Japanese Study Shows Increased Physical Activity Lowers Risk of Cancer
Yet another piece of research has linked one’s level of physical activity to the risk of getting cancer. As expected, there is an inverse correlation. And this particular study is said to be the first conducted on a non-Western population.
The study was published in the American Journal of Epidemiology and was carried out at the National Cancer Center and Public Health Center in Japan.
In total, about 80,000 people aged from 45 to 74 were surveyed, and the research team found that the higher the study subjects’ individual working metabolic rates, the lower their risk of getting cancer. This was more so for women, and for colon, liver, pancreatic and stomach cancers.
The individual metabolic rates were arrived at using the amount of time which one spent sleeping, sitting, standing, walking and exercising every day. This method is more detailed than most other similar studies, which more often than not simply look at single variables such as amount of non-active time or amount of time which one spends on physical activity.
“Our research looked at overall physical activity that people take part in daily, and not just exercise that people take part in for leisure or fitness,” said Manami Inoue, part of the study team.
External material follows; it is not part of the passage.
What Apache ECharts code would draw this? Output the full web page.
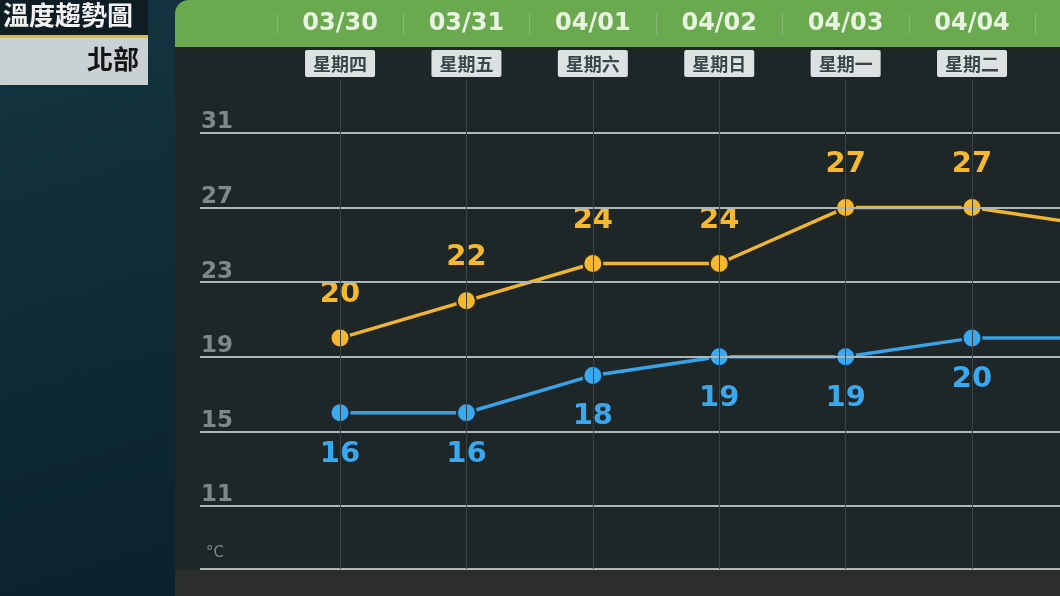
<!DOCTYPE html>
<html><head><meta charset="utf-8">
<script src="https://cdn.jsdelivr.net/npm/echarts@6/dist/echarts.min.js"></script>
<style>html,body{margin:0;padding:0;background:#12303b}#c{width:1060px;height:596px}</style>
</head><body><div id="c"></div>
<script>
const dates = ['03/30','03/31','04/01','04/02','04/03','04/04','04/05'];
const weekdays = ['星期四','星期五','星期六','星期日','星期一','星期二','星期三'];
const highs = [20,22,24,24,27,27,26];
const lows = [16,16,18,19,19,20,20];
const yTicks = [11,15,19,23,27,31];
const chartTitle = '溫度趨勢圖';
const region = '北部';
const unit = '°C';

const idx = dates.map((d,i)=>i);
const sep = [-0.5].concat(idx.map(i=>i+0.5));
const X_MIN = -1.108, X_MAX = 5.696, Y_MIN = 7.62, Y_MAX = 33.84;
const CJK = '"Noto Sans CJK TC","Noto Sans",sans-serif';
const NUM = '"DejaVu Sans","Noto Sans",sans-serif';
const PANEL = '#1e2628';

const chart = echarts.init(document.getElementById('c'), null, {renderer:'canvas'});
const hLines = yTicks.map(v=>({yAxis:v}));
hLines.push({yAxis:Y_MIN, label:{formatter:unit, fontSize:15, fontWeight:'normal', distance:[6,8]}});
const vLines = idx.map(i=>({xAxis:i, lineStyle:{color:'#3a4446', width:1, type:'solid'}, label:{show:false}}));

chart.setOption({
  animation:false,
  backgroundColor:'#12303b',
  graphic:[
    {type:'rect', z:-10, shape:{x:0,y:0,width:180,height:596}, style:{fill:new echarts.graphic.LinearGradient(0,0,1,1,[{offset:0,color:'#133541'},{offset:1,color:'#0b222c'}])}},
    {type:'rect', z:-9, shape:{x:0,y:0,width:148,height:36}, style:{fill:'#0d1d23'}},
    {type:'rect', z:-9, shape:{x:0,y:35,width:148,height:3}, style:{fill:'#e3b63c'}},
    {type:'rect', z:-9, shape:{x:0,y:38,width:148,height:47}, style:{fill:'#c9d1d3'}},
    {type:'rect', z:-9, shape:{x:175,y:0,width:900,height:596,r:[14,0,0,0]}, style:{fill:PANEL}},
    {type:'rect', z:-8, shape:{x:175,y:0,width:900,height:47,r:[14,0,0,0]}, style:{fill:'#6aa94f'}},
    {type:'rect', z:-8, shape:{x:175,y:570,width:900,height:26}, style:{fill:'#2a2d2b'}}
  ],
  title:[
    {text:chartTitle, left:3, top:2, padding:0, textStyle:{color:'#f2f2f2', fontSize:26, fontWeight:'bold', fontFamily:CJK}},
    {text:region, right:1060-139, top:46, padding:0, textStyle:{color:'#141414', fontSize:26, fontWeight:'bold', fontFamily:CJK}}
  ],
  grid:{left:200, right:0, top:80, bottom:27, containLabel:false},
  xAxis:[
    {type:'value', min:X_MIN, max:X_MAX, position:'bottom', axisLine:{show:false}, axisTick:{show:false}, axisLabel:{show:false}, splitLine:{show:false}},
    {type:'value', min:X_MIN, max:X_MAX, position:'top', axisLine:{show:false}, axisTick:{show:false}, splitLine:{show:false},
      axisLabel:{customValues:idx, formatter:v=>weekdays[Math.round(v)], margin:3, color:'#3a4646', fontSize:18, fontWeight:'bold', fontFamily:CJK,
        backgroundColor:'#dce2e2', padding:[4,8,3,8], borderRadius:2, lineHeight:20}},
    {type:'value', min:X_MIN, max:X_MAX, position:'top', axisLine:{show:false}, axisTick:{show:false}, splitLine:{show:false},
      axisLabel:{customValues:idx, formatter:v=>dates[Math.round(v)], margin:44, color:'#e8f4e0', fontSize:24, fontWeight:'bold', fontFamily:NUM}},
    {type:'value', min:X_MIN, max:X_MAX, position:'top', offset:46, axisLine:{show:false}, axisLabel:{show:false}, splitLine:{show:false},
      axisTick:{show:true, customValues:sep, length:20, inside:false, lineStyle:{color:'rgba(255,255,255,0.2)', width:1}}}
  ],
  yAxis:{type:'value', min:Y_MIN, max:Y_MAX, show:false, splitLine:{show:false}},
  series:[
    {type:'line', data:[], z:1, silent:true,
      markLine:{symbol:['none','none'], silent:true, animation:false,
        lineStyle:{color:'#adb6b8', width:2, type:'solid'},
        label:{position:'insideStartTop', distance:[1,-1], color:'#7d888a', fontSize:23, fontWeight:'bold', fontFamily:NUM, padding:0},
        data:hLines.concat(vLines)}},
    {type:'line', name:'高溫', z:3, data:highs.map((v,i)=>[i,v]), symbol:'circle', symbolSize:19,
      itemStyle:{color:'#f5b82e', borderColor:'#2b2a22', borderWidth:2},
      lineStyle:{color:'#f0b530', width:3.5},
      label:{show:true, position:'top', distance:18, formatter:p=>p.value[1], color:'#f5b82e', fontSize:29, fontWeight:'bold', fontFamily:NUM,
        backgroundColor:PANEL, padding:[0,4], lineHeight:30}},
    {type:'line', name:'低溫', z:3, data:lows.map((v,i)=>[i,v]), symbol:'circle', symbolSize:19,
      itemStyle:{color:'#3aa8ef', borderColor:'#1d2a33', borderWidth:2},
      lineStyle:{color:'#38a3e6', width:3.5},
      label:{show:true, position:'bottom', distance:16, formatter:p=>p.value[1], color:'#3aa8ef', fontSize:29, fontWeight:'bold', fontFamily:NUM,
        backgroundColor:PANEL, padding:[0,4], lineHeight:30}}
  ]
});
</script></body></html>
Previous studies which had been conducted on Western populations had roughly given an indication that some one-third of all cancer deaths can be prevented through diet and exercise. This estimated proportion is more or less equal to the impact of tobacco smoking. And, broadly speaking, the factors which were found to reduce the risk of cancer also tends to lower cardiovascular disease risk.
So what is the significance of this study having been conducted on a non-Western population?
“There are a lot of physical differences between Asians and our Western counterparts. Asians are usually leaner, with a lower body mass index,” said Inoue.
“There has been a lot of research done in the past on the relationship between leisure and development of cancer in the West. However, our research is the first in Japan of its size and scope; we looked at overall exercise and labor, which is not only related to leisure,” he added.